Route mapped to existing application with 1 app instance:

{"log_level":1,"timestamp":"2020-08-27T22:59:43.462087363Z","message":"route-registered","source":"vcap.gorouter.registry","data":{"uri":"a.springgreen.cf-app.com"}}
{"log_level":1,"timestamp":"2020-08-27T22:59:43.462279999Z","message":"endpoint-registered","source":"vcap.gorouter.registry","data":{"uri":"a.springgreen.cf-app.com","backend":"10.0.1.11:61002","modification_tag":{"guid":"","index":0},"isolation_segment":"-","isTLS":true}}

App with two mapped routes scaled up from 1 instance to 2:

{"log_level":1,"timestamp":"2020-08-27T22:59:59.350998043Z","message":"endpoint-registered","source":"vcap.gorouter.registry","data":{"uri":"a.springgreen.cf-app.com","backend":"10.0.1.11:61006","modification_tag":{"guid":"","index":0},"isolation_segment":"-","isTLS":true}}
{"log_level":1,"timestamp":"2020-08-27T22:59:59.351131999Z","message":"endpoint-registered","source":"vcap.gorouter.registry","data":{"uri":"foo.springgreen.cf-app.com","backend":"10.0.1.11:61006","modification_tag":{"guid":"","index":0},"isolation_segment":"-","isTLS":true}}

App with two mapped routes scaled down from 2 instances to 1:

{"log_level":1,"timestamp":"2020-08-27T23:00:27.122616625Z","message":"endpoint-unregistered","source":"vcap.gorouter.registry","data":{"uri":"a.springgreen.cf-app.com","backend":"10.0.1.11:61006","modification_tag":{"guid":"","index":0},"isolation_segment":"-","isTLS":true}}
{"log_level":1,"timestamp":"2020-08-27T23:00:27.123043785Z","message":"endpoint-unregistered","source":"vcap.gorouter.registry","data":{"uri":"foo.springgreen.cf-app.com","backend":"10.0.1.11:61006","modification_tag":{"guid":"","index":0},"isolation_segment":"-","isTLS":true}}

Route unmapped from application with 1 app instance:

{"log_level":1,"timestamp":"2020-08-27T23:00:46.702876112Z","message":"endpoint-unregistered","source":"vcap.gorouter.registry","data":{"uri":"a.springgreen.cf-app.com","backend":"10.0.1.11:61002","modification_tag":{"guid":"","index":0},"isolation_segment":"-","isTLS":true}}
{"log_level":1,"timestamp":"2020-08-27T23:00:46.703133349Z","message":"route-unregistered","source":"vcap.gorouter.registry","data":{"uri":"a.springgreen.cf-app.com"}}

Access logs

Access logs provide information for the following fields when receiving a request:

<Request Host> - [<Start Date>] "<Request Method> <Request URL> <Request Protocol>" <Status Code> <Bytes Received> <Bytes Sent> "<Referer>" "<User-Agent>" <Remote Address> <Backend Address> x_forwarded_for:"<X-Forwarded-For>" x_forwarded_proto:"<X-Forwarded-Proto>" vcap_request_id:<X-Vcap-Request-ID> response_time:<Response Time> gorouter_time:<Gorouter Time> app_id:<Application ID> app_index:<Application Index> instance_id:"<Instance ID>" failed_attempts:<Failed Attempts> failed_attempts_time:<Failed Attempts Time> dns_time:<DNS Time> dial_time:<Dial Time> tls_time:<TLS Time> backend_time:<Backend Time> x_cf_routererror:<X-Cf-RouterError> <Extra Headers>

  • Status Code, Response Time, Gorouter Time, Application ID, Application Index, X-Cf-RouterError, and Extra Headers are all optional fields. The absence of Status Code, Response Time, Application ID, Application Index, or X-Cf-RouterError will result in a "-" in the corresponding field.

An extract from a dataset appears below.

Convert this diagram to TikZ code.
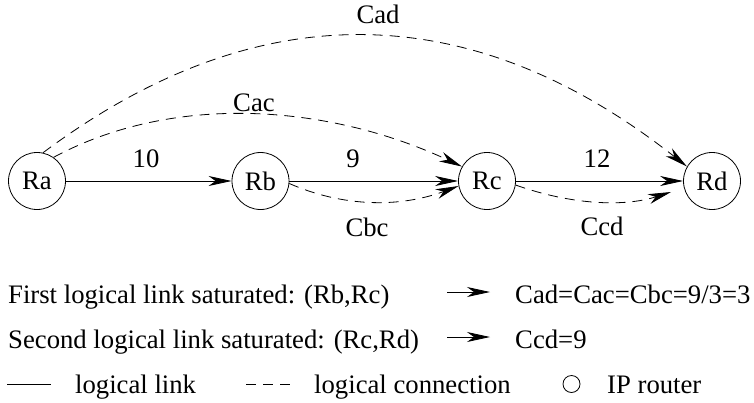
\documentclass[tikz,border=0pt]{standalone}
\usepackage{fontspec}
\setmainfont{LiberationSerif}[Extension=.ttf, UprightFont=*-Regular, BoldFont=*-Bold]
\usetikzlibrary{arrows.meta}
\tikzset{
  router/.style={draw, circle, minimum size=57pt, inner sep=0pt, line width=0.8pt},
  lbl/.style={font=\fontsize{26.7pt}{32pt}\selectfont, inner sep=0pt},
  tip/.style={-{Stealth[length=23pt,width=10pt,inset=7pt]}},
  link/.style={line width=0.8pt, tip},
  conn/.style={line width=0.8pt, dash pattern=on 10pt off 7pt, tip},
}
\begin{document}
\begin{tikzpicture}[x=1pt,y=-1pt]
\useasboundingbox (0,0) rectangle (754,402);
% routers
\node[router, lbl] (Ra) at (37,181) {Ra};
\node[router, lbl] (Rb) at (260.5,181) {Rb};
\node[router, lbl] (Rc) at (487,181) {Rc};
\node[router, lbl] (Rd) at (712,181) {Rd};
% logical links
\draw[link] (Ra) -- (Rb);
\draw[link] (Rb) -- (Rc);
\draw[link] (Rc) -- (Rd);
\node[lbl] (l10) at (146,159) {10};
\node[lbl] (l9) at (353,159) {9};
\node[lbl] (l12) at (597,159) {12};
% logical connections
\draw[conn] (Ra.78) .. controls (258,-8) and (472,-3) .. (Rd.150);
\draw[conn] (Ra.55) .. controls (175,92) and (330,105) .. (Rc.150);
\draw[conn] (Rb.-5) .. controls (343,207) and (399,208) .. (Rc.190);
\coordinate (ccdend) at (671,192);
\draw[conn] (Rc.-8) .. controls (572,205) and (624,207) .. (ccdend);
\node[lbl] (lcad) at (378,14) {Cad};
\node[lbl] (lcac) at (254,103) {Cac};
\node[lbl] (lcbc) at (367,227) {Cbc};
\node[lbl] (lccd) at (602,226) {Ccd};
% legend
\node[lbl, anchor=base west] (t1) at (8,303) {First logical link saturated: (Rb,Rc)};
\node[lbl, anchor=base west] (r1) at (515,303) {Cad=Cac=Cbc=9/3=3};
\coordinate (a1s) at (447,292);
\coordinate (a1e) at (490,292);
\draw[link] (a1s) -- (a1e);
\node[lbl, anchor=base west] (t2) at (8,348) {Second logical link saturated: (Rc,Rd)};
\node[lbl, anchor=base west] (r2) at (515,348) {Ccd=9};
\coordinate (a2s) at (447,337);
\coordinate (a2e) at (490,337);
\draw[link] (a2s) -- (a2e);
\coordinate (s1) at (7,384);
\coordinate (s2) at (51,384);
\draw[line width=0.8pt] (s1) -- (s2);
\node[lbl, anchor=base west] (t3) at (75,393) {logical link};
\coordinate (d1) at (246,384);
\coordinate (d2) at (290,384);
\draw[line width=0.8pt, dash pattern=on 10pt off 7pt] (d1) -- (d2);
\node[lbl, anchor=base west] (t4) at (314,393) {logical connection};
\node[draw, circle, minimum size=17pt, inner sep=0pt, line width=0.8pt] (lc) at (571.5,384) {};
\node[lbl, anchor=base west] (t5) at (607,393) {IP router};
\end{tikzpicture}
\end{document}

  • Response Time is the total time it takes for the request to go through the Gorouter to the app and for the response to travel back through the Gorouter. This includes the time the request spends traversing the network to the app and back again to the Gorouter. It also includes the time the app spends forming a response.

  • Gorouter Time is the total time it takes for the request to go through the Gorouter initially plus the time it takes for the response to travel back through the Gorouter. This does not include the time the request spends traversing the network to the app. This also does not include the time the app spends forming a response.

  • failed_attempts, failed_attempts_time, dns_time, dial_time, tls_time and backend_time are only logged if logging.enable_attempts_details is set to true. The *_time will only be provided for the last, successful attempt, if the request fails they will be empty and the error log can be consulted to get the details about each attempt. failed_attempts_time contains the total time spent performing attempts that failed.

  • X-CF-RouterError is populated if the Gorouter encounters an error. This can help distinguish if a non-2xx response code is due to an error in the Gorouter or the backend. For more information on the possible Router Error causes go to the #router-errors section.

Access logs are also redirected to syslog.